Rather, scientists say, it’s an absence of national leadership and coordination, plus a lack of funding and supplies for overburdened laboratories trying to juggle diagnostic testing with the hunt for genetic changes.
“We have the brains. We have the tools. We have the instruments,” said Ilhem Messaoudi, director of a virus research center at the University of California, Irvine.
“It’s just a matter of supporting that effort.”
Viruses mutate constantly.
To stay ahead of the threat, scientists analyse samples, watching closely for mutations that might make the coronavirus more infectious or more deadly.
But such testing has been scattershot.
Less than 1% of positive specimens in the US are being sequenced to determine whether they have worrisome mutations.
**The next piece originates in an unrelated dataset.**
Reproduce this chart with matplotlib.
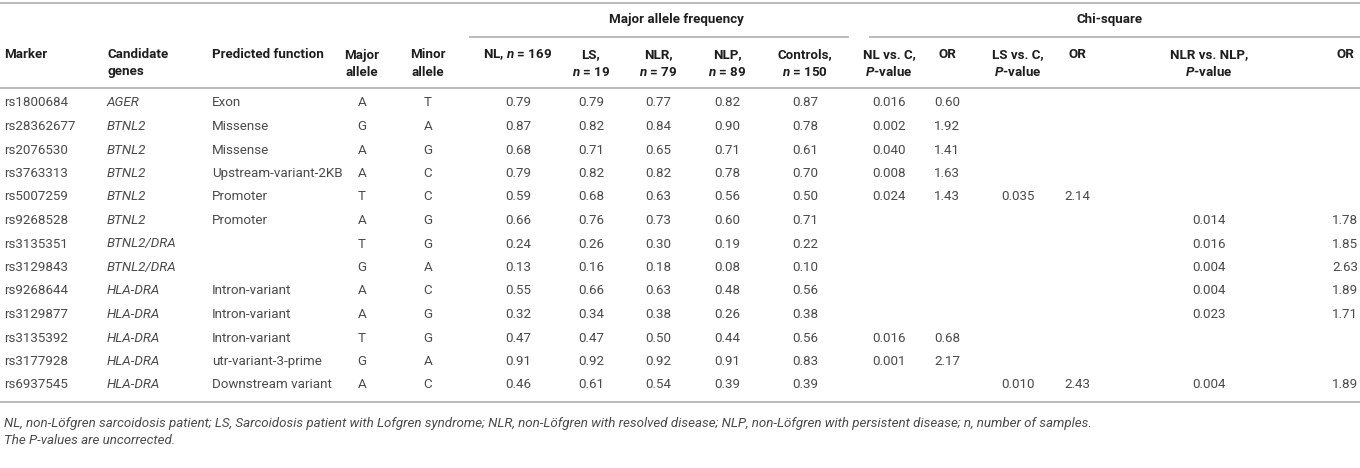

Other countries do better — Britain sequences about 10% — meaning they can more quickly see threats coming at them.
That gives them greater opportunity to slow or stop the problem, whether through more targeted contact tracing, possible adjustments to the vaccine, or public warnings.
CDC officials say variants have not driven recent surges in overall US cases.
But experts worry that what’s happening with variants is not clear and say the nation should have been more aggressive about sequencing earlier in the epidemic that has now killed over 450,000 Americans.
“If we had evidence it was changing,” said Ohio State molecular biologist Dan Jones, “maybe people would’ve acted differently.”
US scientists have detected more than 500 cases of a variant first identified in Britain and expect it to become the cause of most of this country’s new infections in a matter of weeks.
Another troubling variant tied to Brazil and a third discovered in South Africa were detected last week in the US and also are expected to spread.